Deer Park Monastery (Vietnamese: Tu Viện Lộc Uyển) is a  Buddhist monastery in Escondido, California. It was founded in July 2000 by Thích Nhất Hạnh along with monastic and lay practitioners from the Plum Village Tradition. The monastery is under the direct guidance of Thích Nhất Hạnh and his Order of Interbeing in the Vietnamese Thiền tradition.

Details
Deer Park follows the same practices and schedule as Plum Village Monastery and its sister monastery Blue Cliff Monastery in New York and Magnolia Grove Monastery in Mississippi.

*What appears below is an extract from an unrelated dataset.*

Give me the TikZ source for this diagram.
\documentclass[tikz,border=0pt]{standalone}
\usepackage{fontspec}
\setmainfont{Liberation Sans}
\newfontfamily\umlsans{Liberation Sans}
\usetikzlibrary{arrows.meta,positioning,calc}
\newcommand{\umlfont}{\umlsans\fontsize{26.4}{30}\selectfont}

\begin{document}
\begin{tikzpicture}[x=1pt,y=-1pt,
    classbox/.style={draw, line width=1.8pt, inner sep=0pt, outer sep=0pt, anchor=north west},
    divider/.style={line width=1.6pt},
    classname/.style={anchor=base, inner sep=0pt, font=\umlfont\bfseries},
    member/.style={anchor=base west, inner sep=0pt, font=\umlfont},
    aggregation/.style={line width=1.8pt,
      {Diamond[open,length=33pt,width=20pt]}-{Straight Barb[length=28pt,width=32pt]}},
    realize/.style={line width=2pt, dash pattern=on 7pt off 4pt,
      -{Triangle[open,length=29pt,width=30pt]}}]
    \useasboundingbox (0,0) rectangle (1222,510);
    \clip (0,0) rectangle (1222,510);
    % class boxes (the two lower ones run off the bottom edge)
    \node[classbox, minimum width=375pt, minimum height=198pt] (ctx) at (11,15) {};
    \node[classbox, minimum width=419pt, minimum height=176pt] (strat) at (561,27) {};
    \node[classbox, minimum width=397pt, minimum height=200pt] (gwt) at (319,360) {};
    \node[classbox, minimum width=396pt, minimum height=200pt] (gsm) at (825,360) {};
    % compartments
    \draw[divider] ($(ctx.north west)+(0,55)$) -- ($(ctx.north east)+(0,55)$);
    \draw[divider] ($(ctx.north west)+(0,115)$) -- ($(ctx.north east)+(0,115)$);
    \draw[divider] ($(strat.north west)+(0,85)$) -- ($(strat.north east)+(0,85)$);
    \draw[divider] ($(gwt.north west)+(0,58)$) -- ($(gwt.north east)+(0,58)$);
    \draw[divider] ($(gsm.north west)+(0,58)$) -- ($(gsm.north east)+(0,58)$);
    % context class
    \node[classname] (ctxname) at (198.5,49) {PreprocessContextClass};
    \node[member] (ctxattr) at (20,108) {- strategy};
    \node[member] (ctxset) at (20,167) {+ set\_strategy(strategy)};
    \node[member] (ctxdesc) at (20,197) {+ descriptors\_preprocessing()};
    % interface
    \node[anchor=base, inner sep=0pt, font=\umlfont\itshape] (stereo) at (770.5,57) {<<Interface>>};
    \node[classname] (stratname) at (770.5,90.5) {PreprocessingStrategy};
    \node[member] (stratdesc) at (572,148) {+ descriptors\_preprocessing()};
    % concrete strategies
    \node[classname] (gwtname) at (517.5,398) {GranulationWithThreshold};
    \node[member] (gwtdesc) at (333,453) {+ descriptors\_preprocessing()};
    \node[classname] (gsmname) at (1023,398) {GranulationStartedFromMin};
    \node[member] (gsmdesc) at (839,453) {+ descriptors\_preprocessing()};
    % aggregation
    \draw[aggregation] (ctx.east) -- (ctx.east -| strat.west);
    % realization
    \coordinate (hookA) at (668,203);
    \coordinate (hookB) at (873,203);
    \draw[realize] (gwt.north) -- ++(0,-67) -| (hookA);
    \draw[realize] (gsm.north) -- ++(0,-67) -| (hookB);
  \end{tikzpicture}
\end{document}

Since its founding in July 2000 the monastery has grown to be very active. In addition to its regular monastic schedule, Deer Park hosts weekly days of mindfulness which are open to the public as well as a variety of themed and general retreats. Over the years the ordained Sangha has been growing and currently consists of 14 monks and 23 nuns.  Lay practitioners also live at the monastery.

The monastery is now composed of two hamlets; Solidity Hamlet for monks and laymen and Clarity Hamlet for nuns and laywomen.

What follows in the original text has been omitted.